Proposed changes to the Hart-Scott-Rodino Act (HSR) pre-merger notification form would, if finalized, require companies to provide the government significant information on employees, including commuting zones and employee classifications. Moving forward, companies will need to consider whether potential transactions could negatively impact the labor market.
4. The 2023 Guidelines emphasize the government’s concern with vertical mergers but removes unpopular structural presumptions.
The 2023 Guidelines emphasize the government’s concern with potential foreclosures (or limiting access) in vertical mergers, i.e., transactions between firms operating at different levels of a supply chain. The Guidelines specifically note that the government will consider whether a vertical merger will have the potential to create barriers to entry by limiting access to dependent rivals, for example by creating a need for a rival to enter the market at multiple levels of the supply chain, and to do so with sufficient scale and scope. The Guidelines also note that the government will begin to look at whether one or both merged parties have a historical trend toward vertical integration, meaning that a prior vertical merger that did not, by itself, raise antitrust concern could later be viewed as problematic if it was part of a pattern.
A footnote in the 2023 Guidelines states that the government will generally infer harm where a company has above 50 percent share for an input used by rivals. Notably, this scales back the July draft Guidelines’ presumption of illegality for such a share, which received significant criticism from the public.
5. The government will consider a transaction’s entrenchment of dominant positions and impact on potential future competition.
Lastly, the government will consider whether a firm has a “dominant position,” a concept that is widely used in the EU and other jurisdictions but to date has not been part of US antitrust law. A dominance determination under the Guidelines is based on “direct evidence” or “market shares showing durable market power,” but again the government notably removed the July draft Guidelines’ controversial structural presumption of dominance for a share above 30 percent. Mergers involving dominant firms can violate the law when they “entrench or extend” a dominant position, including by increasing entry barriers or switching costs, depriving rivals of scale or eliminating a nascent competitive threat.
The 2023 Guidelines take an expansive view of nascent threats and discuss them at length.
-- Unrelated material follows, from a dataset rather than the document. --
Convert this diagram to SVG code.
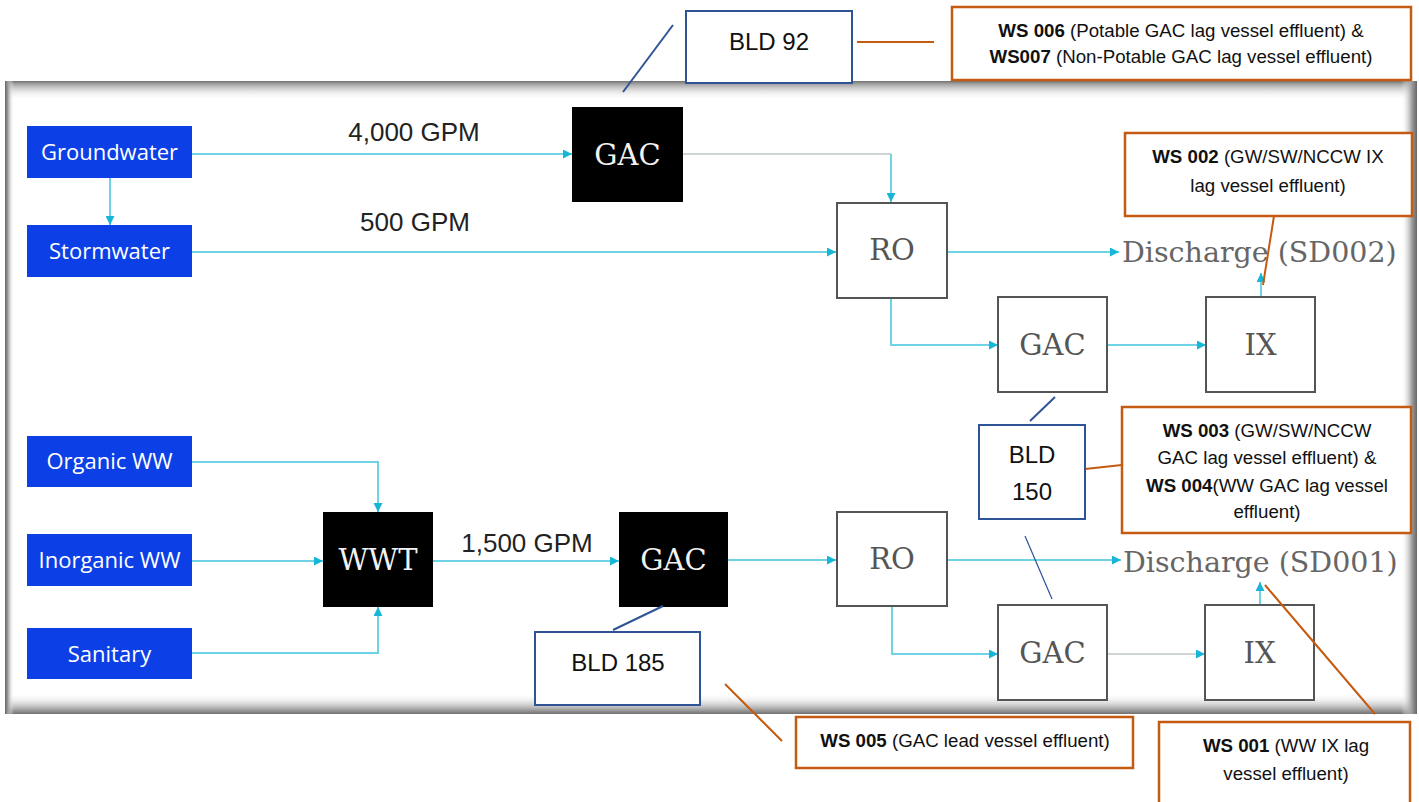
<svg xmlns="http://www.w3.org/2000/svg" width="1419" height="802" viewBox="0 0 1419 802">
<style>
.src rect{fill:#0c40e6}
.src text{fill:#fff;font-family:"Open Sans","Liberation Sans",sans-serif;font-size:22px;text-anchor:middle}
.blk rect{fill:#000}
.blk text{fill:#f2f2f2;font-family:"DejaVu Serif","Liberation Serif",serif;font-size:29px;text-anchor:middle}
.wht rect{fill:#fff;stroke:#555;stroke-width:2}
.wht text{fill:#555;font-family:"DejaVu Serif","Liberation Serif",serif;font-size:29px;text-anchor:middle}
.dis{fill:#666;font-family:"DejaVu Serif","Liberation Serif",serif;font-size:28.5px}
.gpm{fill:#222;font-family:"Liberation Sans",Arial,sans-serif;font-size:26px;text-anchor:middle}
.bld rect{fill:#fff;stroke:#2f5496;stroke-width:2}
.bld text{fill:#111;font-family:"Liberation Sans",Arial,sans-serif;font-size:24px;text-anchor:middle}
.ws rect{fill:#fff;stroke:#c55a11;stroke-width:2.5}
.ws text{fill:#111;font-family:"Liberation Sans",Arial,sans-serif;font-size:18.7px;text-anchor:middle}
.ws tspan.b{font-weight:bold}
.flow path{fill:none;stroke:#6fd3e6;stroke-width:2;marker-end:url(#arr)}
.flow path.gray{stroke:#cfd4d6}
.flow path.nomark{marker-end:none}
.lead line{stroke-width:2}
.lead .bl{stroke:#2f5496}
.lead .or{stroke:#c55a11}
</style>
<defs>
<marker id="arr" markerUnits="userSpaceOnUse" markerWidth="9" markerHeight="9" refX="9" refY="4.5" orient="auto">
<path d="M0,0 L9,4.5 L0,9 z" fill="#17b6d6"/>
</marker>
<linearGradient id="gTop" x1="0" y1="0" x2="0" y2="1">
<stop offset="0" stop-color="#707070"/><stop offset="0.15" stop-color="#a0a0a0"/><stop offset="1" stop-color="#fff" stop-opacity="0"/>
</linearGradient>
<linearGradient id="gBot" x1="0" y1="1" x2="0" y2="0">
<stop offset="0" stop-color="#707070"/><stop offset="0.2" stop-color="#a0a0a0"/><stop offset="1" stop-color="#fff" stop-opacity="0"/>
</linearGradient>
<linearGradient id="gLeft" x1="0" y1="0" x2="1" y2="0">
<stop offset="0" stop-color="#666"/><stop offset="0.3" stop-color="#999"/><stop offset="1" stop-color="#fff" stop-opacity="0"/>
</linearGradient>
<linearGradient id="gRight" x1="1" y1="0" x2="0" y2="0">
<stop offset="0" stop-color="#666"/><stop offset="0.3" stop-color="#999"/><stop offset="1" stop-color="#fff" stop-opacity="0"/>
</linearGradient>
</defs>
<rect x="0" y="0" width="1419" height="802" fill="#fff"/>
<g id="panel">
<rect x="5" y="81" width="1412" height="633" fill="#fff"/>
<rect x="5" y="81" width="1412" height="19" fill="url(#gTop)"/>
<rect x="5" y="693" width="1412" height="21" fill="url(#gBot)"/>
<rect x="5" y="81" width="9" height="633" fill="url(#gLeft)"/>
<rect x="1401" y="81" width="16" height="633" fill="url(#gRight)"/>
</g>
<g id="connectors" class="flow">
<path d="M110,178 V225"/>
<path d="M192,154 H572"/>
<path class="gray nomark" d="M683,154 H891"/>
<path d="M891,154 V202"/>
<path d="M192,252 H836"/>
<path d="M947,252 H1119"/>
<path d="M891,298 V345 H998"/>
<path d="M1107,345 H1206"/>
<path d="M1261,297 V273"/>
<path d="M192,462 H378 V512"/>
<path d="M192,561 H323"/>
<path d="M192,653 H378 V607"/>
<path d="M433,561 H619"/>
<path d="M728,560 H836"/>
<path d="M947,560 H1121"/>
<path d="M892,605 V654 H998"/>
<path class="gray" d="M1107,654 H1205"/>
<path d="M1260,605 V582"/>
</g>
<text class="gpm" x="414" y="141">4,000 GPM</text>
<text class="gpm" x="415" y="231">500 GPM</text>
<text class="gpm" x="527" y="552">1,500 GPM</text>
<text class="dis" x="1122" y="262">Discharge (SD002)</text>
<text class="dis" x="1123" y="572">Discharge (SD001)</text>
<g id="groundwater" class="src"><rect x="27" y="126" width="165" height="52"/><text x="109.5" y="160">Groundwater</text></g>
<g id="stormwater" class="src"><rect x="27" y="225" width="165" height="52"/><text x="109.5" y="259">Stormwater</text></g>
<g id="organic" class="src"><rect x="27" y="436" width="165" height="51"/><text x="109.5" y="469">Organic WW</text></g>
<g id="inorganic" class="src"><rect x="27" y="534" width="165" height="52"/><text x="109.5" y="568">Inorganic WW</text></g>
<g id="sanitary" class="src"><rect x="27" y="628" width="165" height="51"/><text x="109.5" y="662">Sanitary</text></g>
<g id="gac1" class="blk"><rect x="572" y="107" width="111" height="95"/><text x="627.5" y="165">GAC</text></g>
<g id="wwt" class="blk"><rect x="323" y="512" width="110" height="95"/><text x="378" y="570">WWT</text></g>
<g id="gac2" class="blk"><rect x="619" y="512" width="109" height="95"/><text x="673.5" y="570">GAC</text></g>
<g id="ro1" class="wht"><rect x="837" y="203" width="110" height="95"/><text x="892" y="260">RO</text></g>
<g id="gac3" class="wht"><rect x="998" y="297" width="109" height="95"/><text x="1052.5" y="355">GAC</text></g>
<g id="ix1" class="wht"><rect x="1206" y="297" width="109" height="95"/><text x="1260.5" y="355">IX</text></g>
<g id="ro2" class="wht"><rect x="837" y="512" width="110" height="94"/><text x="892" y="569">RO</text></g>
<g id="gac4" class="wht"><rect x="998" y="605" width="109" height="95"/><text x="1052.5" y="663">GAC</text></g>
<g id="ix2" class="wht"><rect x="1205" y="605" width="109" height="95"/><text x="1259.5" y="663">IX</text></g>
<g id="leaders" class="lead">
<line class="bl" x1="673" y1="25" x2="623" y2="92"/>
<line class="bl" x1="1055" y1="397" x2="1030" y2="421"/>
<line class="bl" x1="1025" y1="536" x2="1052" y2="599" style="stroke-width:1.2"/>
<line class="bl" x1="613" y1="630" x2="663" y2="606"/>
<line class="or" x1="857" y1="42" x2="934" y2="42"/>
<line class="or" x1="1274" y1="216" x2="1263" y2="285"/>
<line class="or" x1="1085" y1="469" x2="1122" y2="465"/>
<line class="or" x1="725" y1="684" x2="782" y2="741"/>
<line class="or" x1="1265" y1="585" x2="1375" y2="714"/>
</g>
<g id="bld92" class="bld"><rect x="686" y="11" width="166" height="72"/><text x="769" y="50">BLD 92</text></g>
<g id="bld150" class="bld"><rect x="979" y="425" width="106" height="94"/><text x="1032" y="463">BLD</text><text x="1032" y="500">150</text></g>
<g id="bld185" class="bld"><rect x="535" y="632" width="165" height="73"/><text x="618" y="671">BLD 185</text></g>
<g id="ws006" class="ws"><rect x="952" y="7" width="459" height="73"/>
<text x="1181" y="37"><tspan class="b">WS 006</tspan> (Potable GAC lag vessel effluent) &amp;</text>
<text x="1181" y="63"><tspan class="b">WS007</tspan> (Non-Potable GAC lag vessel effluent)</text></g>
<g id="ws002" class="ws"><rect x="1125" y="133" width="287" height="83"/>
<text x="1268" y="163"><tspan class="b">WS 002</tspan> (GW/SW/NCCW IX</text>
<text x="1268" y="192">lag vessel effluent)</text></g>
<g id="ws003" class="ws"><rect x="1122" y="407" width="289" height="126"/>
<text x="1267" y="437"><tspan class="b">WS 003</tspan> (GW/SW/NCCW</text>
<text x="1267" y="464">GAC lag vessel effluent) &amp;</text>
<text x="1267" y="492"><tspan class="b">WS 004</tspan>(WW GAC lag vessel</text>
<text x="1267" y="518">effluent)</text></g>
<g id="ws005" class="ws"><rect x="796" y="717" width="337" height="51"/>
<text x="965" y="747"><tspan class="b">WS 005</tspan> (GAC lead vessel effluent)</text></g>
<g id="ws001" class="ws"><rect x="1159" y="722" width="251" height="95"/>
<text x="1286" y="752"><tspan class="b">WS 001</tspan> (WW IX lag</text>
<text x="1286" y="780">vessel effluent)</text></g>
</svg>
The potential success of nascent threats may provide for a direct threat of competition or may encourage entry by other potentially complementary providers and thus serve as a competitive constraint. Nascent threats can also serve a role in “ecosystem competition,” where a merging party is partially constrained by “other combinations of products and services” offered under a different business model.
1 The government uses HHI, defined as “the sum of the squares of the market shares,” to identify whether a market is concentrated and whether a merger or acquisition would increase or create undue market concentration. Determining whether a market is concentrated is the first step the government takes in assessing whether a proposed merger or acquisition will be anticompetitive.